There is no doubt that health and housing are really important issues where serious reform is required to cater for the needs of a growing population. However, the basic fact that any attempt to tackle these issues depends on a healthy and well-run economy did not appear to impinge on a sizeable proportion of the electorate.

The French writer Sylvain Tesson remarked a couple of years ago: “France is a paradise populated by people who believe they are in hell.” The relevance of the comment to Ireland is illustrated by the howls of outrage that greeted Leo Varadkar’s efforts to publicise the last United Nations Human Development Index, which shows Ireland as the third-best place in the world to live.

OECD report

The UN index is not the only positive outside assessment of where this country is currently at. A report from the OECD, the organisation of advanced western economies, published just over a week ago had the following to say about Ireland: “Ireland’s living standards remain high. Growth has been strong, despite bouts of volatility. The average real wage was on par with the OECD average in the mid-1990s, but now stands more than 15 per cent above. Furthermore, a highly redistributive tax and transfer system has contained income inequality in disposable incomes.”

The report went on: “The population also benefits from a high level of wellbeing across other dimensions. Life satisfaction is high, according with the strong economy as well as other features such as low levels of pollution, strong community engagement and high perceived personal security.”

Yet the election result indicates that about one-third of the electorate has bought into the notion that Ireland truly is a hellhole in need of a dose of the kind of radical left-wing policies that have ruined countries such as Venezuela.

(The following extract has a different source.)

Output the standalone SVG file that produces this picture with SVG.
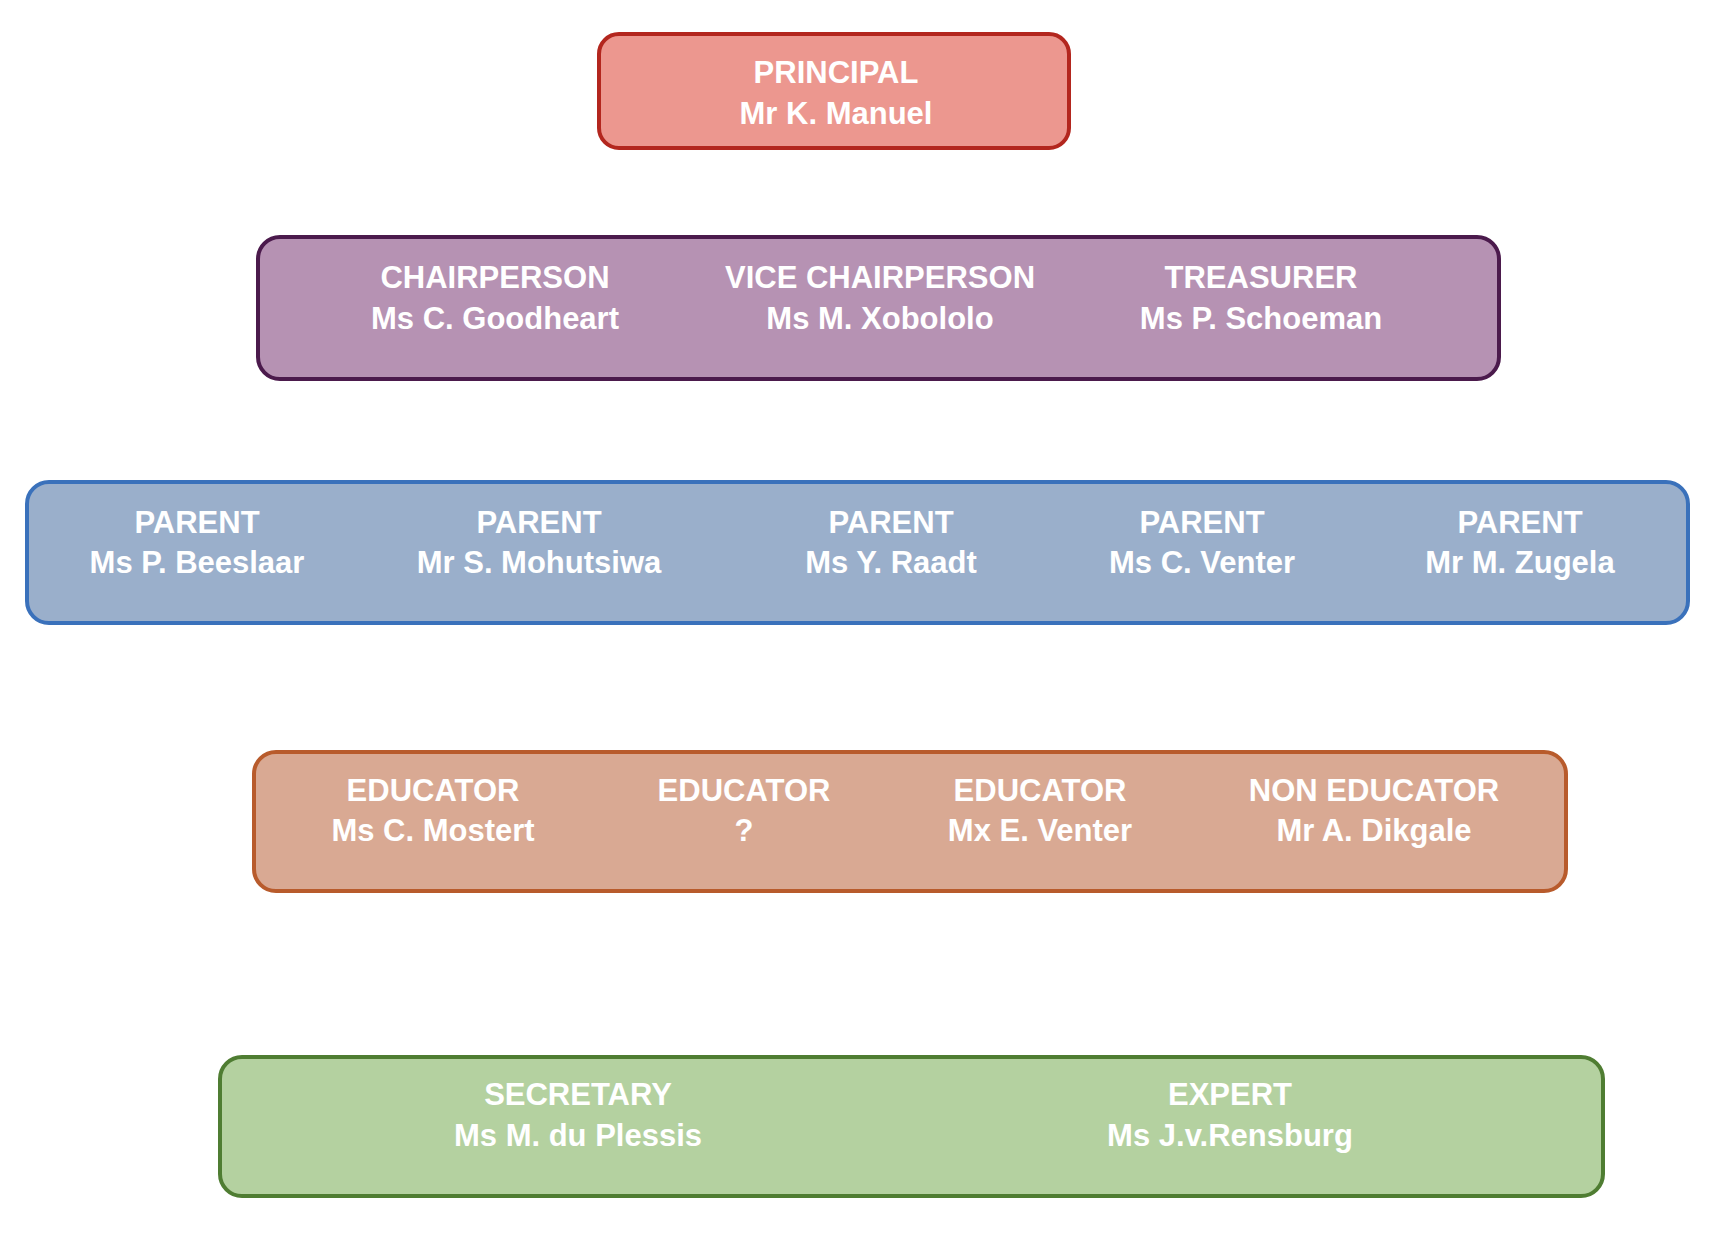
<svg xmlns="http://www.w3.org/2000/svg" width="1730" height="1258" viewBox="0 0 1730 1258">
<style>
text{font-family:"Liberation Sans",Arial,sans-serif;font-weight:bold;font-size:31px;fill:#ffffff;text-anchor:middle}
rect{stroke-width:4}
.red{fill:#EC978F;stroke:#B3261E}
.pur{fill:#B692B3;stroke:#4B1A4C}
.blu{fill:#9AAFCB;stroke:#3A71BB}
.org{fill:#D9A993;stroke:#B85B2C}
.grn{fill:#B4D1A0;stroke:#4F7D32}
</style>
<rect width="1730" height="1258" fill="#ffffff" stroke="none"/>
<g id="connectors"></g>
<g id="principal">
<rect class="red" x="599" y="34" width="470" height="114" rx="20"/>
<text x="836" y="83">PRINCIPAL</text>
<text x="836" y="124">Mr K. Manuel</text>
</g>
<g id="officers">
<rect class="pur" x="258" y="237" width="1241" height="142" rx="22"/>
<text x="495" y="288">CHAIRPERSON</text>
<text x="495" y="329">Ms C. Goodheart</text>
<text x="880" y="288">VICE CHAIRPERSON</text>
<text x="880" y="329">Ms M. Xobololo</text>
<text x="1261" y="288">TREASURER</text>
<text x="1261" y="329">Ms P. Schoeman</text>
</g>
<g id="parents">
<rect class="blu" x="27" y="482" width="1661" height="141" rx="22"/>
<text x="197" y="533">PARENT</text>
<text x="197" y="573">Ms P. Beeslaar</text>
<text x="539" y="533">PARENT</text>
<text x="539" y="573">Mr S. Mohutsiwa</text>
<text x="891" y="533">PARENT</text>
<text x="891" y="573">Ms Y. Raadt</text>
<text x="1202" y="533">PARENT</text>
<text x="1202" y="573">Ms C. Venter</text>
<text x="1520" y="533">PARENT</text>
<text x="1520" y="573">Mr M. Zugela</text>
</g>
<g id="educators">
<rect class="org" x="254" y="752" width="1312" height="139" rx="22"/>
<text x="433" y="801">EDUCATOR</text>
<text x="433" y="841">Ms C. Mostert</text>
<text x="744" y="801">EDUCATOR</text>
<text x="744" y="841">?</text>
<text x="1040" y="801">EDUCATOR</text>
<text x="1040" y="841">Mx E. Venter</text>
<text x="1374" y="801">NON EDUCATOR</text>
<text x="1374" y="841">Mr A. Dikgale</text>
</g>
<g id="support">
<rect class="grn" x="220" y="1057" width="1383" height="139" rx="22"/>
<text x="578" y="1105">SECRETARY</text>
<text x="578" y="1146">Ms M. du Plessis</text>
<text x="1230" y="1105">EXPERT</text>
<text x="1230" y="1146">Ms J.v.Rensburg</text>
</g>
</svg>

Obviously young people trying to buy a house in Dublin or paying exorbitant rents in the capital have a justified gripe with the system and can’t be faulted for opting for radical policies without worrying too much about the dire long-term consequences.

The real question is why so many people who are doing reasonably well as a result of our stable politics voted to throw out the baby with the bathwater. An ancillary question is why so many people didn’t bother to vote at all. The turnout, at just under 63 per cent, was one of the lowest in the history of the State and belies the notion of an angry electorate. It seems that complacency more than anger has landed us in a dangerous political impasse.